> _Instruction_:
Exclude the pictures, then repeat the remaining data exactly.

·····

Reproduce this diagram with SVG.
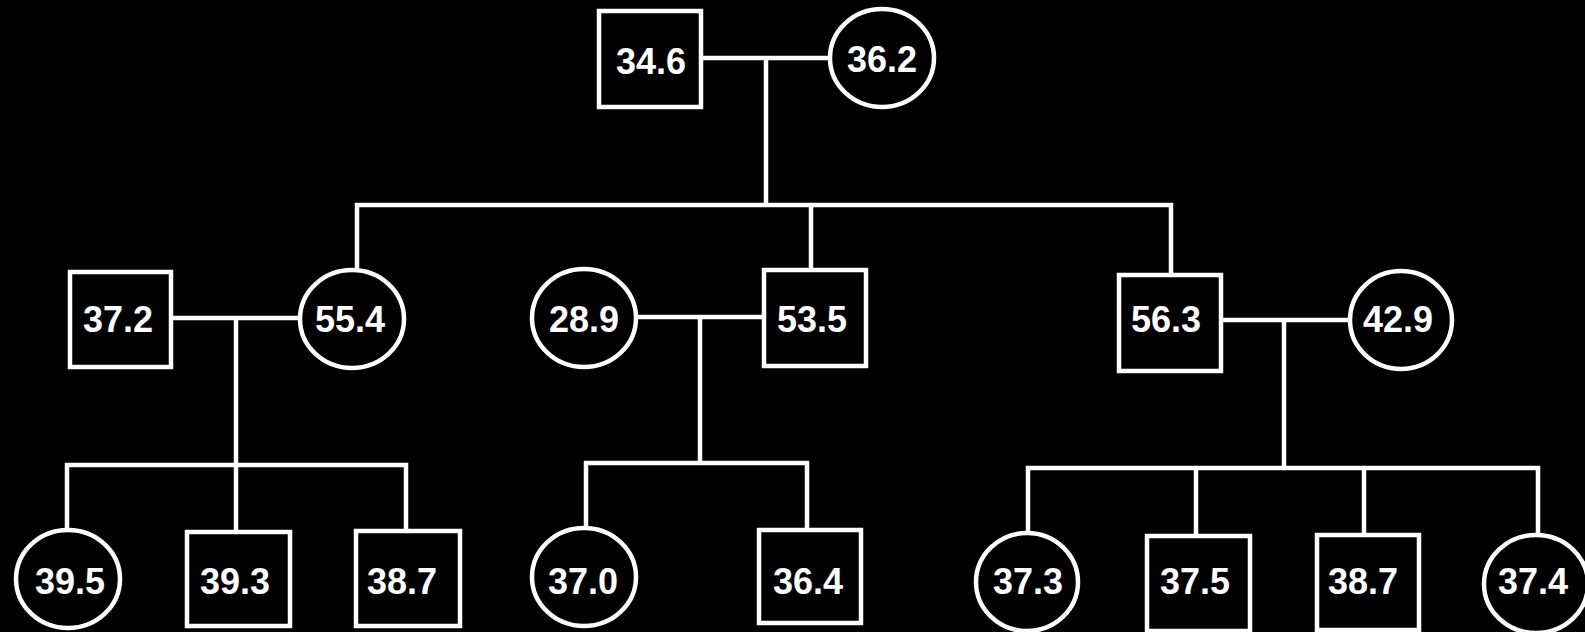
<svg xmlns="http://www.w3.org/2000/svg" width="1585" height="632" viewBox="0 0 1585 632">
<style>
.n{fill:#000;stroke:#fff;stroke-width:4.5}
.c{fill:none;stroke:#fff;stroke-width:4.5;stroke-linecap:butt;stroke-linejoin:miter}
text{font-family:"Liberation Sans",Arial,sans-serif;font-weight:bold;font-size:36px;fill:#fff;text-anchor:middle}
</style>
<rect width="1585" height="632" fill="#000"/>
<g id="connectors">
<path class="c" d="M703 58H828M766 58V205M357 268V205H1171V275M811 205V269"/>
<path class="c" d="M173 318H298M236 318V465M67 528V465H406V529M236 465V530"/>
<path class="c" d="M638 317H762M700 317V463M586 526V463H807V528"/>
<path class="c" d="M1223 320H1348M1284 320V468M1028 531V468H1538V533M1196 468V534M1364 468V533"/>
</g>
<g id="n346"><rect class="n" x="599" y="11" width="102" height="96"/><text x="651" y="74">34.6</text></g>
<g id="n362"><ellipse class="n" cx="882" cy="58" rx="52" ry="49"/><text x="882" y="72">36.2</text></g>
<g id="n372"><rect class="n" x="70" y="272" width="101" height="95"/><text x="118" y="332">37.2</text></g>
<g id="n554"><ellipse class="n" cx="352" cy="319" rx="52" ry="49"/><text x="350" y="332">55.4</text></g>
<g id="n289"><ellipse class="n" cx="584" cy="318" rx="52" ry="49"/><text x="584" y="332">28.9</text></g>
<g id="n535"><rect class="n" x="764" y="270" width="102" height="96"/><text x="812" y="332">53.5</text></g>
<g id="n563"><rect class="n" x="1119" y="275" width="102" height="96"/><text x="1166" y="332">56.3</text></g>
<g id="n429"><ellipse class="n" cx="1401" cy="320" rx="51" ry="49"/><text x="1398" y="332">42.9</text></g>
<g id="n395"><ellipse class="n" cx="68" cy="579" rx="52" ry="49"/><text x="70" y="594">39.5</text></g>
<g id="n393"><rect class="n" x="187" y="532" width="103" height="94"/><text x="235" y="594">39.3</text></g>
<g id="n387a"><rect class="n" x="356" y="531" width="104" height="95"/><text x="402" y="594">38.7</text></g>
<g id="n370"><ellipse class="n" cx="584" cy="577" rx="52" ry="49"/><text x="583" y="594">37.0</text></g>
<g id="n364"><rect class="n" x="759" y="530" width="102" height="93"/><text x="808" y="594">36.4</text></g>
<g id="n373"><ellipse class="n" cx="1027" cy="582" rx="51" ry="49"/><text x="1028" y="594">37.3</text></g>
<g id="n375"><rect class="n" x="1147" y="536" width="103" height="95"/><text x="1195" y="594">37.5</text></g>
<g id="n387b"><rect class="n" x="1317" y="535" width="102" height="95"/><text x="1363" y="594">38.7</text></g>
<g id="n374"><ellipse class="n" cx="1536" cy="584" rx="52" ry="49"/><text x="1533" y="594">37.4</text></g>
</svg>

·····

> _Correct answer_:
Reproduce this diagram with SVG.
<svg xmlns="http://www.w3.org/2000/svg" width="1585" height="632" viewBox="0 0 1585 632">
<style>
.n{fill:#000;stroke:#fff;stroke-width:4.5}
.c{fill:none;stroke:#fff;stroke-width:4.5;stroke-linecap:butt;stroke-linejoin:miter}
text{font-family:"Liberation Sans",Arial,sans-serif;font-weight:bold;font-size:36px;fill:#fff;text-anchor:middle}
</style>
<rect width="1585" height="632" fill="#000"/>
<g id="connectors">
<path class="c" d="M703 58H828M766 58V205M357 268V205H1171V275M811 205V269"/>
<path class="c" d="M173 318H298M236 318V465M67 528V465H406V529M236 465V530"/>
<path class="c" d="M638 317H762M700 317V463M586 526V463H807V528"/>
<path class="c" d="M1223 320H1348M1284 320V468M1028 531V468H1538V533M1196 468V534M1364 468V533"/>
</g>
<g id="n346"><rect class="n" x="599" y="11" width="102" height="96"/><text x="651" y="74">34.6</text></g>
<g id="n362"><ellipse class="n" cx="882" cy="58" rx="52" ry="49"/><text x="882" y="72">36.2</text></g>
<g id="n372"><rect class="n" x="70" y="272" width="101" height="95"/><text x="118" y="332">37.2</text></g>
<g id="n554"><ellipse class="n" cx="352" cy="319" rx="52" ry="49"/><text x="350" y="332">55.4</text></g>
<g id="n289"><ellipse class="n" cx="584" cy="318" rx="52" ry="49"/><text x="584" y="332">28.9</text></g>
<g id="n535"><rect class="n" x="764" y="270" width="102" height="96"/><text x="812" y="332">53.5</text></g>
<g id="n563"><rect class="n" x="1119" y="275" width="102" height="96"/><text x="1166" y="332">56.3</text></g>
<g id="n429"><ellipse class="n" cx="1401" cy="320" rx="51" ry="49"/><text x="1398" y="332">42.9</text></g>
<g id="n395"><ellipse class="n" cx="68" cy="579" rx="52" ry="49"/><text x="70" y="594">39.5</text></g>
<g id="n393"><rect class="n" x="187" y="532" width="103" height="94"/><text x="235" y="594">39.3</text></g>
<g id="n387a"><rect class="n" x="356" y="531" width="104" height="95"/><text x="402" y="594">38.7</text></g>
<g id="n370"><ellipse class="n" cx="584" cy="577" rx="52" ry="49"/><text x="583" y="594">37.0</text></g>
<g id="n364"><rect class="n" x="759" y="530" width="102" height="93"/><text x="808" y="594">36.4</text></g>
<g id="n373"><ellipse class="n" cx="1027" cy="582" rx="51" ry="49"/><text x="1028" y="594">37.3</text></g>
<g id="n375"><rect class="n" x="1147" y="536" width="103" height="95"/><text x="1195" y="594">37.5</text></g>
<g id="n387b"><rect class="n" x="1317" y="535" width="102" height="95"/><text x="1363" y="594">38.7</text></g>
<g id="n374"><ellipse class="n" cx="1536" cy="584" rx="52" ry="49"/><text x="1533" y="594">37.4</text></g>
</svg>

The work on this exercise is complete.